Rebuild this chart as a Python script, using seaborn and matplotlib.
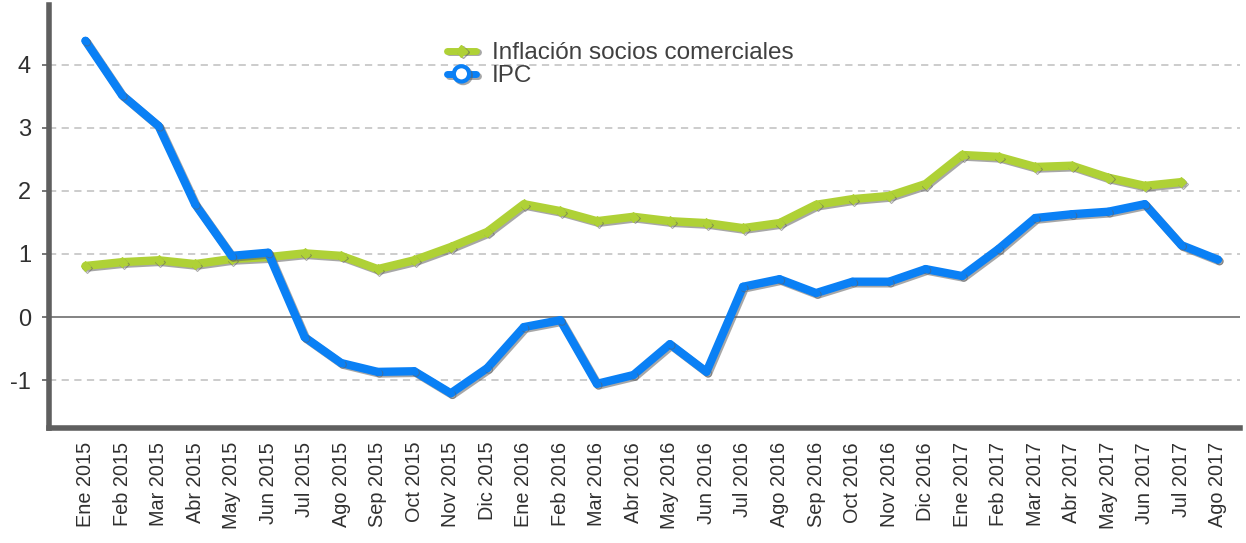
import numpy as np
import pandas as pd
import matplotlib
matplotlib.use("Agg")
import matplotlib.pyplot as plt
import matplotlib.patheffects as pe
from matplotlib.lines import Line2D
import seaborn as sns

months = ["Ene 2015", "Feb 2015", "Mar 2015", "Abr 2015", "May 2015", "Jun 2015",
          "Jul 2015", "Ago 2015", "Sep 2015", "Oct 2015", "Nov 2015", "Dic 2015",
          "Ene 2016", "Feb 2016", "Mar 2016", "Abr 2016", "May 2016", "Jun 2016",
          "Jul 2016", "Ago 2016", "Sep 2016", "Oct 2016", "Nov 2016", "Dic 2016",
          "Ene 2017", "Feb 2017", "Mar 2017", "Abr 2017", "May 2017", "Jun 2017",
          "Jul 2017", "Ago 2017"]

socios = [0.81, 0.87, 0.90, 0.84, 0.92, 0.95, 1.01, 0.97, 0.76, 0.90, 1.11, 1.35,
          1.79, 1.68, 1.52, 1.59, 1.52, 1.49, 1.41, 1.49, 1.78, 1.87, 1.92, 2.11,
          2.57, 2.54, 2.38, 2.40, 2.21, 2.08, 2.14, np.nan]

ipc = [4.38, 3.52, 3.03, 1.79, 0.97, 1.02, -0.32, -0.73, -0.87, -0.86, -1.21, -0.81,
       -0.16, -0.05, -1.06, -0.92, -0.43, -0.87, 0.48, 0.60, 0.38, 0.56, 0.56, 0.76,
       0.65, 1.08, 1.57, 1.63, 1.67, 1.79, 1.14, 0.91]

series_names = ["Inflación socios comerciales", "IPC"]
yticks = [-1, 0, 1, 2, 3, 4]

pos = np.arange(len(months))
df = pd.DataFrame({
    "pos": np.concatenate([pos, pos]),
    "valor": socios + ipc,
    "serie": [series_names[0]] * len(months) + [series_names[1]] * len(months),
})

sns.set_theme(style="white")
plt.rcParams["font.family"] = ["Liberation Sans", "DejaVu Sans"]

fig = plt.figure(figsize=(12.46, 5.43), dpi=100)
ax = fig.add_axes([0.0393, 0.2118, 0.9557, 0.7792])

palette = {series_names[0]: "#AFD136", series_names[1]: "#0A80F5"}
sns.lineplot(data=df, x="pos", y="valor", hue="serie", style="serie",
             palette=palette, markers={series_names[0]: "D", series_names[1]: "o"},
             dashes=False, linewidth=6, markersize=5,
             ax=ax, legend=False, sort=False)

shadow = [pe.SimpleLineShadow(offset=(1.2, -1.2), shadow_color="#606060", alpha=0.55),
          pe.Normal()]
for ln in ax.get_lines():
    c = ln.get_color()
    ln.set_markerfacecolor(c)
    ln.set_markeredgecolor(c)
    ln.set_path_effects(shadow)
    ln.set_solid_joinstyle("round")
    ln.set_solid_capstyle("round")
    ln.set_zorder(3)

# horizontal reference lines
for y in yticks:
    if y == 0:
        ax.axhline(0, color="#7a7a7a", lw=1.3, zorder=1)
    else:
        ax.axhline(y, color="#c8c8c8", lw=1.3, ls=(0, (4, 3)), zorder=1)

ax.set_xlim(-1, 31.6)
ax.set_ylim(-1.76, 4.95)
ax.set_xticks(pos)
ax.set_xticklabels(months, rotation=90, fontsize=14.3, color="#303030")
ax.set_yticks(yticks)
ax.set_yticklabels([str(v) for v in yticks], fontsize=17, color="#303030")
ax.tick_params(axis="x", length=0, pad=10)
ax.tick_params(axis="y", length=5, width=1.2, color="#5f5f5f", pad=8,
               direction="out", left=True)
ax.set_xlabel("")
ax.set_ylabel("")

for side in ["top", "right"]:
    ax.spines[side].set_visible(False)
for side in ["left", "bottom"]:
    ax.spines[side].set_color("#5f5f5f")
    ax.spines[side].set_linewidth(4)

# legend
handles = [
    Line2D([], [], color=palette[series_names[0]], lw=5, marker="D", markersize=6,
           path_effects=shadow),
    Line2D([], [], color=palette[series_names[1]], lw=5, marker="o", markersize=11,
           markerfacecolor="white", markeredgewidth=3, path_effects=shadow),
]
leg = ax.legend(handles, series_names, loc="upper left", bbox_to_anchor=(0.326, 0.935),
                frameon=False, fontsize=17.5, handlelength=1.2, handletextpad=0.65,
                labelspacing=0.05, borderaxespad=0)
for t in leg.get_texts():
    t.set_color("#404040")

fig.savefig("out.png", dpi=100)
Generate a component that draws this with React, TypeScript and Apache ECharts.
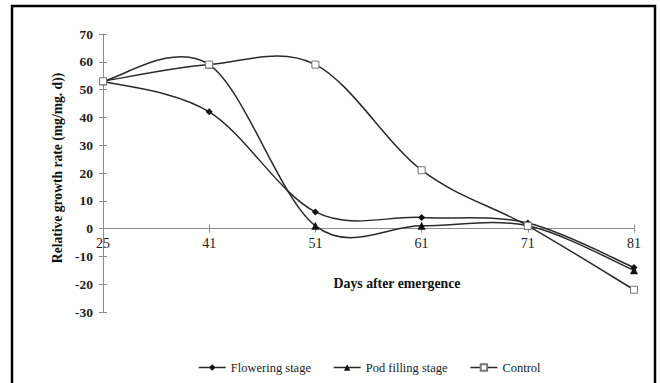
import React, { useEffect, useRef } from "react";
import * as echarts from "echarts";

const days = ["25", "41", "51", "61", "71", "81"];
const flowering = [53, 42, 6, 4, 2, -14];
const podFilling = [53, 59, 1, 1, 1, -15];
const control = [53, 59, 59, 21, 1, -22];
const yTicks = { min: -30, max: 70, interval: 10 };

const FONT = "Liberation Serif";
const LINE_COLOR = "#2a2a2a";
const AXIS_COLOR = "#8c8c8c";

function curveSeries(values: number[], id: string) {
  return {
    id,
    type: "custom",
    xAxisIndex: 0,
    yAxisIndex: 0,
    z: 1,
    silent: true,
    data: values.map((v, i) => [i, v]),
    encode: { x: 0, y: 1 },
    renderItem: (params: any, api: any) => {
      if (params.dataIndex !== 0) return null;
      const pts = values.map((v, i) => api.coord([i, v]));
      const n = pts.length;
      let d = `M${pts[0][0]},${pts[0][1]}`;
      for (let i = 0; i < n - 1; i++) {
        const p0 = pts[Math.max(i - 1, 0)];
        const p1 = pts[i];
        const p2 = pts[i + 1];
        const p3 = pts[Math.min(i + 2, n - 1)];
        const c1x = p1[0] + (p2[0] - p0[0]) / 6;
        const c1y = p1[1] + (p2[1] - p0[1]) / 6;
        const c2x = p2[0] - (p3[0] - p1[0]) / 6;
        const c2y = p2[1] - (p3[1] - p1[1]) / 6;
        d += ` C${c1x},${c1y} ${c2x},${c2y} ${p2[0]},${p2[1]}`;
      }
      return {
        type: "path",
        shape: { pathData: d },
        style: { fill: "none", stroke: LINE_COLOR, lineWidth: 1.5 },
      };
    },
  };
}

const hiddenAxis = {
  axisLine: { show: false, onZero: false },
  axisTick: { show: false },
  axisLabel: { show: false },
  splitLine: { show: false },
};

export default function App() {
  const ref = useRef<HTMLDivElement>(null);
  useEffect(() => {
    document.body.style.margin = "0";
    const chart = echarts.init(ref.current!, null, { renderer: "svg" });
    const fullBox = { left: 103, right: 26, top: 34, height: 278 };
    const upperBox = { left: 103, right: 26, top: 34, height: 278 * (yTicks.max / (yTicks.max - yTicks.min)) };
    chart.setOption({
      animation: false,
      backgroundColor: "#ffffff",
      grid: [fullBox, fullBox, upperBox, upperBox],
      textStyle: { fontFamily: FONT },
      legend: {
        left: 193,
        top: 356,
        itemWidth: 27,
        itemHeight: 8,
        itemGap: 22,
        textStyle: { fontFamily: FONT, fontSize: 12.5, color: "#222" },
        lineStyle: { color: LINE_COLOR, width: 1.5, opacity: 1 },
        data: ["Flowering stage", "Pod filling stage", "Control"],
      },
      xAxis: [
        { type: "category", gridIndex: 0, data: days, boundaryGap: false, ...hiddenAxis },
        { type: "category", gridIndex: 1, data: days, boundaryGap: false, ...hiddenAxis },
        {
          type: "category",
          gridIndex: 2,
          data: days,
          boundaryGap: false,
          axisLine: { onZero: false, lineStyle: { color: AXIS_COLOR, width: 1 } },
          axisTick: { show: true, inside: false, length: 4, lineStyle: { color: AXIS_COLOR } },
          axisLabel: { fontFamily: FONT, fontSize: 14, color: "#222", margin: 8 },
          splitLine: { show: false },
        },
        {
          type: "category",
          gridIndex: 3,
          data: days,
          boundaryGap: false,
          axisLine: { show: false, onZero: false },
          axisTick: { show: true, inside: true, length: 4, lineStyle: { color: AXIS_COLOR } },
          axisLabel: { show: false },
          splitLine: { show: false },
        },
      ],
      yAxis: [
        {
          type: "value",
          gridIndex: 0,
          ...yTicks,
          axisLine: { show: true, onZero: false, lineStyle: { color: AXIS_COLOR, width: 1 } },
          axisTick: { show: true, inside: false, length: 4, lineStyle: { color: AXIS_COLOR } },
          axisLabel: { fontFamily: FONT, fontSize: 13.5, fontWeight: "bold", color: "#222", margin: 10 },
          splitLine: { show: false },
        },
        {
          type: "value",
          gridIndex: 1,
          ...yTicks,
          axisLine: { show: false, onZero: false },
          axisTick: { show: true, inside: true, length: 4, lineStyle: { color: AXIS_COLOR } },
          axisLabel: { show: false },
          splitLine: { show: false },
        },
        { type: "value", gridIndex: 2, min: 0, max: yTicks.max, interval: 10, ...hiddenAxis },
        { type: "value", gridIndex: 3, min: 0, max: yTicks.max, interval: 10, ...hiddenAxis },
      ],
      graphic: [
        {
          type: "rect",
          shape: { x: 12, y: 6, width: 643, height: 420 },
          style: { fill: "none", stroke: "#000", lineWidth: 2.5 },
          silent: true,
        },
        {
          type: "text",
          x: 397,
          y: 283,
          style: {
            text: "Days after emergence",
            fontFamily: FONT,
            fontSize: 13.8,
            fontWeight: "bold",
            fill: "#111",
            align: "center",
            verticalAlign: "middle",
          },
        },
        {
          type: "text",
          x: 57,
          y: 168,
          rotation: Math.PI / 2,
          style: {
            text: "Relative growth rate (mg/mg. d))",
            fontFamily: FONT,
            fontSize: 13.6,
            fontWeight: "bold",
            fill: "#111",
            align: "center",
            verticalAlign: "middle",
          },
        },
      ],
      series: [
        curveSeries(flowering, "c1"),
        curveSeries(podFilling, "c2"),
        curveSeries(control, "c3"),
        {
          name: "Flowering stage",
          type: "line",
          data: flowering,
          z: 3,
          symbol: "diamond",
          symbolSize: 7,
          itemStyle: { color: "#111" },
          lineStyle: { color: LINE_COLOR, width: 1.5, opacity: 0 },
        },
        {
          name: "Pod filling stage",
          type: "line",
          data: podFilling,
          z: 3,
          symbol: "triangle",
          symbolSize: 8,
          itemStyle: { color: "#111" },
          lineStyle: { color: LINE_COLOR, width: 1.5, opacity: 0 },
        },
        {
          name: "Control",
          type: "line",
          data: control,
          z: 3,
          symbol: "rect",
          symbolSize: 7,
          itemStyle: { color: "#ffffff", borderColor: "#777", borderWidth: 1 },
          lineStyle: { color: LINE_COLOR, width: 1.5, opacity: 0 },
        },
      ],
    });
    return () => chart.dispose();
  }, []);
  return <div ref={ref} style={{ width: 660, height: 383 }} />;
}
..............................
### What to produce
Copy exactly the part of the material above that opens with the line containing "Generate a component" and closes with the line containing "import * as", ends included. Drop the images.

### Task output
Generate a component that draws this with React, TypeScript and Apache ECharts.
import React, { useEffect, useRef } from "react";
import * as echarts from "echarts";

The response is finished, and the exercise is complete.